* Start *
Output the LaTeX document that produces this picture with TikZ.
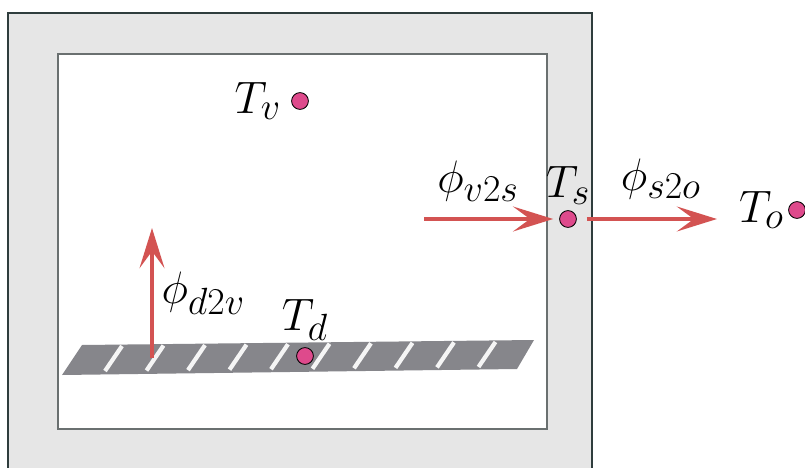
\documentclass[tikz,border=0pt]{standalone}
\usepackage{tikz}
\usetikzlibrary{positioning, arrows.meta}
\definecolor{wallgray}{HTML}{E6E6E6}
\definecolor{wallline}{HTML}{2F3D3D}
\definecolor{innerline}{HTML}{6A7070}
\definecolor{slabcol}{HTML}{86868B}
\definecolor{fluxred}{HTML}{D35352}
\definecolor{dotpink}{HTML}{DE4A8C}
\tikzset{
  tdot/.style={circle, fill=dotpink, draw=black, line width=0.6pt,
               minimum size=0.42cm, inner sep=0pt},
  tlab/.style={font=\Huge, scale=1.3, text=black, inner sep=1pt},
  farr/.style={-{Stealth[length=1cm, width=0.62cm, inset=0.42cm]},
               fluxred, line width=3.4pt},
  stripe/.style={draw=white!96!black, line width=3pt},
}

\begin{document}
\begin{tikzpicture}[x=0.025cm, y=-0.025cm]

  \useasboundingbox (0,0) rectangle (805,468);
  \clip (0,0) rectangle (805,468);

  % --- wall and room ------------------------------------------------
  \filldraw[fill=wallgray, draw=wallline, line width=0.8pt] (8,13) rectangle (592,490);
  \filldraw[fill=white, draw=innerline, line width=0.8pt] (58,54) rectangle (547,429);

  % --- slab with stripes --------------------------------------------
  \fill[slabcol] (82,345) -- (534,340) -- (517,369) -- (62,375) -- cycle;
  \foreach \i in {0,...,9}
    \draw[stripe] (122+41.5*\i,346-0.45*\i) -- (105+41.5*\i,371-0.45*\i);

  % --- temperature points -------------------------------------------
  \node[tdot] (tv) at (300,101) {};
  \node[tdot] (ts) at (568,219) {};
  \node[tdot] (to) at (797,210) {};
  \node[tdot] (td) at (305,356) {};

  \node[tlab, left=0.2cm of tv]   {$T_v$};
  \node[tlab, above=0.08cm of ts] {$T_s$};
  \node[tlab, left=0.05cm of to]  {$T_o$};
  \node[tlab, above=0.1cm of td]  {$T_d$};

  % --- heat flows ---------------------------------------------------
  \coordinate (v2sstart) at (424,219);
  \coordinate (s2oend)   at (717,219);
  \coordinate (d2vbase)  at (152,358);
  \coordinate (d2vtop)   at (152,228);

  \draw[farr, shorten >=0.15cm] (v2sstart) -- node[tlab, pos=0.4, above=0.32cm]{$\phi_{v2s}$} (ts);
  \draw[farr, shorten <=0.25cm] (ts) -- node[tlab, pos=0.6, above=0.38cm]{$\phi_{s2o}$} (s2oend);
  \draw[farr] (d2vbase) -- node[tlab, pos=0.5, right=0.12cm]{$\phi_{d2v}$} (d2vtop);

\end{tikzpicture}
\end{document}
* End *
Print each line of the material above exactly, with the pictures removed from your copy.

**Response:**
Output the LaTeX document that produces this picture with TikZ.
\documentclass[tikz,border=0pt]{standalone}
\usepackage{tikz}
\usetikzlibrary{positioning, arrows.meta}
\definecolor{wallgray}{HTML}{E6E6E6}
\definecolor{wallline}{HTML}{2F3D3D}
\definecolor{innerline}{HTML}{6A7070}
\definecolor{slabcol}{HTML}{86868B}
\definecolor{fluxred}{HTML}{D35352}
\definecolor{dotpink}{HTML}{DE4A8C}
\tikzset{
  tdot/.style={circle, fill=dotpink, draw=black, line width=0.6pt,
               minimum size=0.42cm, inner sep=0pt},
  tlab/.style={font=\Huge, scale=1.3, text=black, inner sep=1pt},
  farr/.style={-{Stealth[length=1cm, width=0.62cm, inset=0.42cm]},
               fluxred, line width=3.4pt},
  stripe/.style={draw=white!96!black, line width=3pt},
}

\begin{document}
\begin{tikzpicture}[x=0.025cm, y=-0.025cm]

  \useasboundingbox (0,0) rectangle (805,468);
  \clip (0,0) rectangle (805,468);

  % --- wall and room ------------------------------------------------
  \filldraw[fill=wallgray, draw=wallline, line width=0.8pt] (8,13) rectangle (592,490);
  \filldraw[fill=white, draw=innerline, line width=0.8pt] (58,54) rectangle (547,429);

  % --- slab with stripes --------------------------------------------
  \fill[slabcol] (82,345) -- (534,340) -- (517,369) -- (62,375) -- cycle;
  \foreach \i in {0,...,9}
    \draw[stripe] (122+41.5*\i,346-0.45*\i) -- (105+41.5*\i,371-0.45*\i);

  % --- temperature points -------------------------------------------
  \node[tdot] (tv) at (300,101) {};
  \node[tdot] (ts) at (568,219) {};
  \node[tdot] (to) at (797,210) {};
  \node[tdot] (td) at (305,356) {};

  \node[tlab, left=0.2cm of tv]   {$T_v$};
  \node[tlab, above=0.08cm of ts] {$T_s$};
  \node[tlab, left=0.05cm of to]  {$T_o$};
  \node[tlab, above=0.1cm of td]  {$T_d$};

  % --- heat flows ---------------------------------------------------
  \coordinate (v2sstart) at (424,219);
  \coordinate (s2oend)   at (717,219);
  \coordinate (d2vbase)  at (152,358);
  \coordinate (d2vtop)   at (152,228);

  \draw[farr, shorten >=0.15cm] (v2sstart) -- node[tlab, pos=0.4, above=0.32cm]{$\phi_{v2s}$} (ts);
  \draw[farr, shorten <=0.25cm] (ts) -- node[tlab, pos=0.6, above=0.38cm]{$\phi_{s2o}$} (s2oend);
  \draw[farr] (d2vbase) -- node[tlab, pos=0.5, right=0.12cm]{$\phi_{d2v}$} (d2vtop);

\end{tikzpicture}
\end{document}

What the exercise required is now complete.